Still, the feeling persists that the U.S. might have done more to protect Prague. Before the invasion, the Administration had made clear to the So viets that the use of force might seriously jeopardize Soviet-American relations. Missile rattling would have been meaningless because there was no willingness to back it up. The Soviets knew that; Washington knew that they knew it. Almost any overt U.S. involvement could well have given the Russians a further excuse to crack down on Prague.

Washington could not help being impressed--and concerned--at the speed and efficiency with which the Soviet army had moved. No one could be sure of what would now happen in Eastern Europe. Would Rumania be next on Moscow's list? Nor was it clear how, if at all, Moscow's new preoccupation with events in Eastern Europe would affect the Viet Nam negotiations. What the invasion and the U.S. re sponse (or nonresponse) to it proved once again was one hard fact: the U.S. and Russia still live, as they have with some modifications since World War II, at the center of their own spheres of influence.

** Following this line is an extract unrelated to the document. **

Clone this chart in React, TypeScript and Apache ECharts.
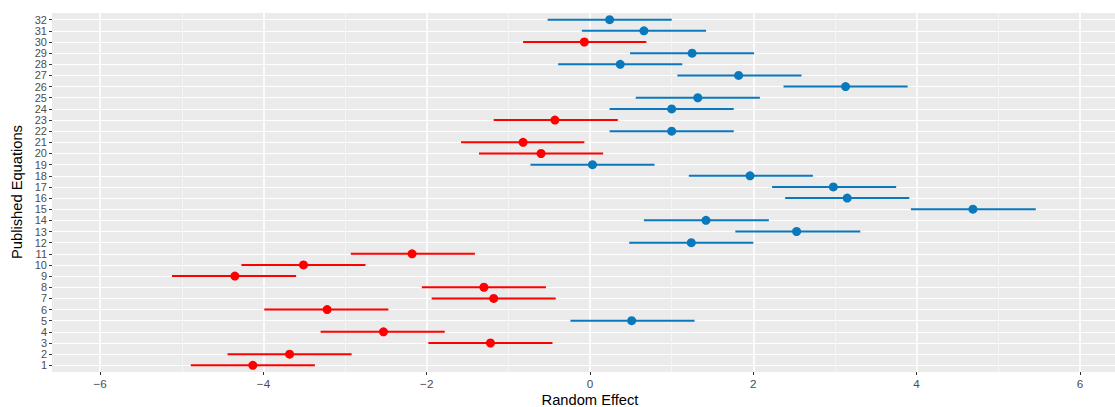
import React, { useEffect, useRef } from "react";
import * as echarts from "echarts";

const equations = Array.from({ length: 32 }, (_, i) => i + 1);
const estimate = [
  -4.13, -3.68, -1.22, -2.53, 0.51, -3.22, -1.18, -1.3, -4.35, -3.51, -2.18, 1.24, 2.53, 1.42, 4.69, 3.15,
  2.98, 1.96, 0.03, -0.6, -0.82, 1.0, -0.43, 1.0, 1.32, 3.13, 1.82, 0.37, 1.25, -0.07, 0.66, 0.24,
];
const lower = [
  -4.89, -4.44, -1.98, -3.3, -0.24, -3.99, -1.94, -2.06, -5.12, -4.27, -2.93, 0.48, 1.78, 0.66, 3.93, 2.39,
  2.23, 1.21, -0.73, -1.36, -1.58, 0.24, -1.18, 0.24, 0.56, 2.37, 1.07, -0.39, 0.49, -0.82, -0.1, -0.52,
];
const upper = [
  -3.37, -2.92, -0.46, -1.78, 1.28, -2.47, -0.42, -0.54, -3.6, -2.75, -1.41, 2.0, 3.31, 2.19, 5.46, 3.91,
  3.75, 2.73, 0.79, 0.16, -0.07, 1.76, 0.34, 1.76, 2.08, 3.89, 2.59, 1.13, 2.01, 0.69, 1.42, 1.0,
];
const xTicks = [-6, -4, -2, 0, 2, 4, 6];
const xMinorTicks = [-5, -3, -1, 1, 3, 5];

const RED = "#FF0000";
const BLUE = "#0A78BC";
const FONT = "Liberation Sans, Arial, sans-serif";

export default function App() {
  const ref = useRef<HTMLDivElement>(null);
  useEffect(() => {
    if (!ref.current) return;
    const chart = echarts.init(ref.current, null, { renderer: "svg" });
    const colorOf = (v: number) => (v < 0 ? RED : BLUE);
    const fmt = (v: number) => (v < 0 ? "\u2212" + Math.abs(v) : String(v));
    chart.setOption({
      animation: false,
      grid: {
        left: 52,
        right: 0,
        top: 13,
        bottom: 35,
        show: true,
        backgroundColor: "#EBEBEB",
        borderWidth: 0,
      },
      xAxis: [
        {
          type: "value",
          min: -6.59,
          max: 6.43,
          position: "bottom",
          axisLine: { show: false, onZero: false },
          axisTick: { show: true, length: 3, lineStyle: { color: "#333333", width: 1 }, customValues: xTicks },
          axisLabel: {
            customValues: xTicks,
            formatter: fmt,
            color: "#4D4D4D",
            fontSize: 11.7,
            fontFamily: FONT,
            margin: 5,
            showMinLabel: true,
            showMaxLabel: true,
          },
          splitLine: { show: true, lineStyle: { color: "#FFFFFF", width: 1.6 } },
          z: 2,
        },
        {
          type: "value",
          min: -6.59,
          max: 6.43,
          gridIndex: 0,
          position: "bottom",
          axisLine: { show: false, onZero: false },
          axisTick: { show: false, customValues: xMinorTicks },
          axisLabel: { show: false, customValues: xMinorTicks },
          splitLine: { show: true, lineStyle: { color: "#F5F5F5", width: 1 } },
          z: 1,
        },
      ],
      yAxis: {
        type: "value",
        min: 0.4,
        max: 32.6,
        position: "left",
        axisLine: { show: false, onZero: false },
        axisTick: { show: true, length: 3, lineStyle: { color: "#333333", width: 1 }, customValues: equations },
        axisLabel: {
          customValues: equations,
          color: "#4D4D4D",
          fontSize: 11,
          fontFamily: FONT,
          margin: 5,
          lineHeight: 9,
          showMinLabel: true,
          showMaxLabel: true,
          hideOverlap: false,
        },
        splitLine: { show: true, lineStyle: { color: "#FFFFFF", width: 1.1 } },
      },
      graphic: [
        {
          type: "text",
          x: 590,
          y: 400,
          style: {
            text: "Random Effect",
            fontSize: 14.7,
            fontFamily: FONT,
            fill: "#000000",
            align: "center",
            verticalAlign: "middle",
          },
        },
        {
          type: "text",
          x: 17,
          y: 192,
          rotation: Math.PI / 2,
          style: {
            text: "Published Equations",
            fontSize: 14.7,
            fontFamily: FONT,
            fill: "#000000",
            align: "center",
            verticalAlign: "middle",
          },
        },
      ],
      series: [
        {
          type: "custom",
          xAxisIndex: 0,
          encode: { x: [0, 1], y: 2 },
          data: equations.map((eq, i) => ({
            value: [lower[i], upper[i], eq],
            itemStyle: { color: colorOf(estimate[i]) },
          })),
          renderItem: (params: any, api: any) => {
            const y = api.value(2);
            const p1 = api.coord([api.value(0), y]);
            const p2 = api.coord([api.value(1), y]);
            return {
              type: "line",
              shape: { x1: p1[0], y1: p1[1], x2: p2[0], y2: p2[1] },
              style: { stroke: api.visual("color"), lineWidth: 2 },
            };
          },
          z: 3,
        },
        {
          type: "scatter",
          xAxisIndex: 0,
          symbol: "circle",
          symbolSize: 9,
          itemStyle: { opacity: 1 },
          data: equations.map((eq, i) => ({
            value: [estimate[i], eq],
            itemStyle: { color: colorOf(estimate[i]), opacity: 1 },
          })),
          z: 4,
        },
      ],
    });
    return () => chart.dispose();
  }, []);
  return (
    <div
      ref={ref}
      style={{ position: "absolute", left: 0, top: 0, width: 1115, height: 407 }}
    />
  );
}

There are certain lines beyond which neither side dares to go without the serious risk of nuclear war.

The U.S. and the U.S.S.R. are the sole members of the superpowers' club in which the chief rule is survival.

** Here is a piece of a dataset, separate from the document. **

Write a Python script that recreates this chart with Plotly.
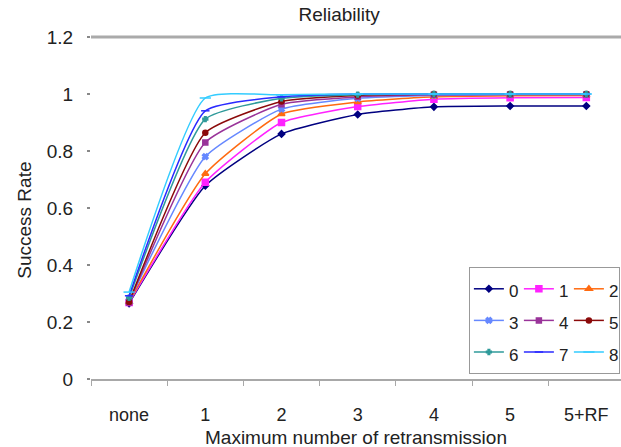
import plotly.graph_objects as go

# Retransmission limits on the x axis
categories = ["none", "1", "2", "3", "4", "5", "5+RF"]
series_names = ["0", "1", "2", "3", "4", "5", "6", "7", "8"]

# Success rate per series
rate_0 = [0.265, 0.678, 0.860, 0.928, 0.955, 0.958, 0.958]
rate_1 = [0.268, 0.690, 0.900, 0.956, 0.982, 0.987, 0.988]
rate_2 = [0.270, 0.720, 0.930, 0.972, 0.990, 0.994, 0.995]
rate_3 = [0.272, 0.780, 0.947, 0.985, 0.995, 0.998, 0.998]
rate_4 = [0.268, 0.830, 0.964, 0.990, 0.997, 0.998, 0.998]
rate_5 = [0.270, 0.864, 0.974, 0.995, 1.000, 1.000, 1.000]
rate_6 = [0.285, 0.912, 0.985, 0.998, 1.000, 1.000, 1.000]
rate_7 = [0.292, 0.941, 0.990, 1.000, 1.000, 1.000, 1.000]
rate_8 = [0.305, 0.986, 0.997, 1.000, 1.000, 1.000, 1.000]
all_rates = [rate_0, rate_1, rate_2, rate_3, rate_4, rate_5, rate_6, rate_7, rate_8]

y_ticks = [0, 0.2, 0.4, 0.6, 0.8, 1, 1.2]
y_tick_text = ["0", "0.2", "0.4", "0.6", "0.8", "1", "1.2"]

colors = ["#000080", "#ff22ff", "#ff6a10", "#6688ff", "#993399",
          "#8b0a0a", "#2f9a9a", "#2a2aff", "#33ccff"]
symbols = ["diamond", "square", "triangle-up", "x", "square",
           "circle", "cross", "line-ew-open", "line-ew-open"]
sizes = [5, 6, 6, 5, 5, 5, 4, 6, 8]

FONT = "Liberation Sans, Arial, sans-serif"

fig = go.Figure()
for i, (name, rates, col, sym, sz) in enumerate(
        zip(series_names, all_rates, colors, symbols, sizes)):
    fig.add_trace(go.Scatter(
        x=categories, y=rates,
        name=f'<span style="font-size:17px">{name}</span>',
        legendgroup=f"col{i % 3}",
        mode="lines+markers",
        line=dict(color=col, width=1.5, shape="spline", smoothing=0.5),
        marker=dict(symbol=sym, size=sz, color=col,
                    line=dict(color=col, width=1.5)),
    ))

# heavy rule across the top of the plot area
fig.add_shape(type="line", xref="paper", x0=0, x1=1, yref="paper", y0=1, y1=1,
              line=dict(color="#aaaaaa", width=3), layer="below")

# axis titles
fig.add_annotation(text="Success Rate", textangle=-90, showarrow=False,
                   xref="paper", x=-0.125, xanchor="center",
                   yref="paper", y=0.465, yanchor="middle",
                   font=dict(size=19, color="#222222"))
fig.add_annotation(text="Maximum number of retransmission", showarrow=False,
                   xref="paper", x=0.5, xanchor="center",
                   yref="paper", y=-0.172, yanchor="middle",
                   font=dict(size=19, color="#222222"))

fig.update_layout(
    width=621, height=447,
    margin=dict(l=91, r=0, t=37, b=68),
    paper_bgcolor="white", plot_bgcolor="white",
    font=dict(family=FONT, color="#222222"),
    title=dict(text="Reliability", x=0.546, xref="container", xanchor="center",
               y=0.968, yref="container", yanchor="middle",
               font=dict(size=19, color="#222222")),
    xaxis=dict(type="category", range=[-0.5, 6.455],
               showline=True, linecolor="#a8a8a8", linewidth=2,
               ticks="outside", tickson="boundaries", ticklen=5, tickcolor="#a8a8a8",
               tickfont=dict(size=18), ticklabelstandoff=18,
               showgrid=False, zeroline=False),
    yaxis=dict(range=[0, 1.2], tickvals=y_ticks, ticktext=y_tick_text,
               showline=False, showgrid=False, zeroline=False,
               ticks="outside", ticklen=3, tickwidth=2, tickcolor="#888888",
               tickfont=dict(size=19), ticklabelstandoff=10),
    legend=dict(orientation="h", x=0.713, xanchor="left", y=0.3275, yanchor="top",
                entrywidthmode="pixels", entrywidth=5, itemwidth=30,
                bgcolor="white", bordercolor="#999999", borderwidth=1,
                font=dict(size=22), traceorder="grouped"),
    showlegend=True,
)

fig.write_html("out.html")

If the two giants can continue to reach specific accommodations, it will not prove that either is turning soft. Each respects the other's power. Each knows the price and the risks of an endless arms race and repeated confrontations. Thus each concedes to the other, however bitterly, a degree of latitude within its own sphere. The system is not ideal, and it is certainly not moral, but it has one unassailable virtue: so far, it has worked. Also, it can buy time for men like Alexander Dubcek, and others inside and outside the Communist domain, to continue striving, in some form, for freedom.